What you will do —
The data below must be copied in full and without any change.
--- START OF Source data ---
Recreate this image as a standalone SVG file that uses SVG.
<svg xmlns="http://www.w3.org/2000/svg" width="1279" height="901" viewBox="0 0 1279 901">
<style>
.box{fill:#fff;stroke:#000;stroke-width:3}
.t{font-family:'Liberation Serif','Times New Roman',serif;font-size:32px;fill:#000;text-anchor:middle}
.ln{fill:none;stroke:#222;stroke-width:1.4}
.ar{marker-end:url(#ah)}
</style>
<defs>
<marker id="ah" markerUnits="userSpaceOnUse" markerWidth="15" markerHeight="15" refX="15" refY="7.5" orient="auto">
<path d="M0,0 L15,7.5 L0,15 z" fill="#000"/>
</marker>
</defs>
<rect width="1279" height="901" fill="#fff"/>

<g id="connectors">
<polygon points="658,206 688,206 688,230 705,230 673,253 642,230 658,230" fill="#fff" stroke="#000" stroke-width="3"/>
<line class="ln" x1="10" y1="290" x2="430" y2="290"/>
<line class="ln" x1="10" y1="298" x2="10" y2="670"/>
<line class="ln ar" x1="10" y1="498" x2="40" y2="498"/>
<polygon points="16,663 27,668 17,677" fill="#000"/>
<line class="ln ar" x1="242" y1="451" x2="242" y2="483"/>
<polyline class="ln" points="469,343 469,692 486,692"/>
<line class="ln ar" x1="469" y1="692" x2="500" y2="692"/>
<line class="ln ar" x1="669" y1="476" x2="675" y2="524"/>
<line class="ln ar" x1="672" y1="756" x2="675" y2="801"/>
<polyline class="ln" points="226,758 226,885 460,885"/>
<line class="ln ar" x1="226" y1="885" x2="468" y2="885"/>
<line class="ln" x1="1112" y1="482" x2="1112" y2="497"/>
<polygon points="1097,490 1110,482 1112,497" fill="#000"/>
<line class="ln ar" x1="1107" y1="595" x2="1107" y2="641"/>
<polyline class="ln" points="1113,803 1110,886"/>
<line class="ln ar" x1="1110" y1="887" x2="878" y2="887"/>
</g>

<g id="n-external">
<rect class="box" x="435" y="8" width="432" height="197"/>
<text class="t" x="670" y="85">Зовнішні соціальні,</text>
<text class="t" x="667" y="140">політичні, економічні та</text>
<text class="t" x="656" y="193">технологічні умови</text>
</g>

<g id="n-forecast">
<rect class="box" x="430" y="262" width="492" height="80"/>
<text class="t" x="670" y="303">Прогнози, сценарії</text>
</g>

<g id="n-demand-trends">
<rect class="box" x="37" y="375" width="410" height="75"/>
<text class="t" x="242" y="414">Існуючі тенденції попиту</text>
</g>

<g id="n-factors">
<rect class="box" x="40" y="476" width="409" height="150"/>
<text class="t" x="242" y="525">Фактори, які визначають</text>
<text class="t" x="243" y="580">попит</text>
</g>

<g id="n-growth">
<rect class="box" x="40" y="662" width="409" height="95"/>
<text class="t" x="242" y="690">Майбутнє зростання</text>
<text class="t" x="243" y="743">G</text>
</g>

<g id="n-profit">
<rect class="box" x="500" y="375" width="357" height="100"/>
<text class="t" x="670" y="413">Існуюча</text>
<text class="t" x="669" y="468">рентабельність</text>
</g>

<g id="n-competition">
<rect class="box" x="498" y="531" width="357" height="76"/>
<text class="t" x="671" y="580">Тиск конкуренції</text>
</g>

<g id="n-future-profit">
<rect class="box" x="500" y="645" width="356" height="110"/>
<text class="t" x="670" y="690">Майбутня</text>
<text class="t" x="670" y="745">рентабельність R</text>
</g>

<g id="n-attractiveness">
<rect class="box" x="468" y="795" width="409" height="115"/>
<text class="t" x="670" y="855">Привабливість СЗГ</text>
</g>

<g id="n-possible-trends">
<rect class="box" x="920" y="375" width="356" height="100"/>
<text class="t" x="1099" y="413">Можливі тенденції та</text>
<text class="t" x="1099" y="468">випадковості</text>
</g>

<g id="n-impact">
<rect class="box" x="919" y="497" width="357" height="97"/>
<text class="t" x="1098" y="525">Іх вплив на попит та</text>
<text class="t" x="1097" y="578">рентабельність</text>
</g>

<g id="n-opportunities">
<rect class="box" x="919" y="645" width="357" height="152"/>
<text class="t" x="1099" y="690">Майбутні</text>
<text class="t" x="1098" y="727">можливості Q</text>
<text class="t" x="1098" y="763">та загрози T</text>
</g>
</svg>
--- END OF Source data ---
Solution for this problem —
Recreate this image as a standalone SVG file that uses SVG.
<svg xmlns="http://www.w3.org/2000/svg" width="1279" height="901" viewBox="0 0 1279 901">
<style>
.box{fill:#fff;stroke:#000;stroke-width:3}
.t{font-family:'Liberation Serif','Times New Roman',serif;font-size:32px;fill:#000;text-anchor:middle}
.ln{fill:none;stroke:#222;stroke-width:1.4}
.ar{marker-end:url(#ah)}
</style>
<defs>
<marker id="ah" markerUnits="userSpaceOnUse" markerWidth="15" markerHeight="15" refX="15" refY="7.5" orient="auto">
<path d="M0,0 L15,7.5 L0,15 z" fill="#000"/>
</marker>
</defs>
<rect width="1279" height="901" fill="#fff"/>

<g id="connectors">
<polygon points="658,206 688,206 688,230 705,230 673,253 642,230 658,230" fill="#fff" stroke="#000" stroke-width="3"/>
<line class="ln" x1="10" y1="290" x2="430" y2="290"/>
<line class="ln" x1="10" y1="298" x2="10" y2="670"/>
<line class="ln ar" x1="10" y1="498" x2="40" y2="498"/>
<polygon points="16,663 27,668 17,677" fill="#000"/>
<line class="ln ar" x1="242" y1="451" x2="242" y2="483"/>
<polyline class="ln" points="469,343 469,692 486,692"/>
<line class="ln ar" x1="469" y1="692" x2="500" y2="692"/>
<line class="ln ar" x1="669" y1="476" x2="675" y2="524"/>
<line class="ln ar" x1="672" y1="756" x2="675" y2="801"/>
<polyline class="ln" points="226,758 226,885 460,885"/>
<line class="ln ar" x1="226" y1="885" x2="468" y2="885"/>
<line class="ln" x1="1112" y1="482" x2="1112" y2="497"/>
<polygon points="1097,490 1110,482 1112,497" fill="#000"/>
<line class="ln ar" x1="1107" y1="595" x2="1107" y2="641"/>
<polyline class="ln" points="1113,803 1110,886"/>
<line class="ln ar" x1="1110" y1="887" x2="878" y2="887"/>
</g>

<g id="n-external">
<rect class="box" x="435" y="8" width="432" height="197"/>
<text class="t" x="670" y="85">Зовнішні соціальні,</text>
<text class="t" x="667" y="140">політичні, економічні та</text>
<text class="t" x="656" y="193">технологічні умови</text>
</g>

<g id="n-forecast">
<rect class="box" x="430" y="262" width="492" height="80"/>
<text class="t" x="670" y="303">Прогнози, сценарії</text>
</g>

<g id="n-demand-trends">
<rect class="box" x="37" y="375" width="410" height="75"/>
<text class="t" x="242" y="414">Існуючі тенденції попиту</text>
</g>

<g id="n-factors">
<rect class="box" x="40" y="476" width="409" height="150"/>
<text class="t" x="242" y="525">Фактори, які визначають</text>
<text class="t" x="243" y="580">попит</text>
</g>

<g id="n-growth">
<rect class="box" x="40" y="662" width="409" height="95"/>
<text class="t" x="242" y="690">Майбутнє зростання</text>
<text class="t" x="243" y="743">G</text>
</g>

<g id="n-profit">
<rect class="box" x="500" y="375" width="357" height="100"/>
<text class="t" x="670" y="413">Існуюча</text>
<text class="t" x="669" y="468">рентабельність</text>
</g>

<g id="n-competition">
<rect class="box" x="498" y="531" width="357" height="76"/>
<text class="t" x="671" y="580">Тиск конкуренції</text>
</g>

<g id="n-future-profit">
<rect class="box" x="500" y="645" width="356" height="110"/>
<text class="t" x="670" y="690">Майбутня</text>
<text class="t" x="670" y="745">рентабельність R</text>
</g>

<g id="n-attractiveness">
<rect class="box" x="468" y="795" width="409" height="115"/>
<text class="t" x="670" y="855">Привабливість СЗГ</text>
</g>

<g id="n-possible-trends">
<rect class="box" x="920" y="375" width="356" height="100"/>
<text class="t" x="1099" y="413">Можливі тенденції та</text>
<text class="t" x="1099" y="468">випадковості</text>
</g>

<g id="n-impact">
<rect class="box" x="919" y="497" width="357" height="97"/>
<text class="t" x="1098" y="525">Іх вплив на попит та</text>
<text class="t" x="1097" y="578">рентабельність</text>
</g>

<g id="n-opportunities">
<rect class="box" x="919" y="645" width="357" height="152"/>
<text class="t" x="1099" y="690">Майбутні</text>
<text class="t" x="1098" y="727">можливості Q</text>
<text class="t" x="1098" y="763">та загрози T</text>
</g>
</svg>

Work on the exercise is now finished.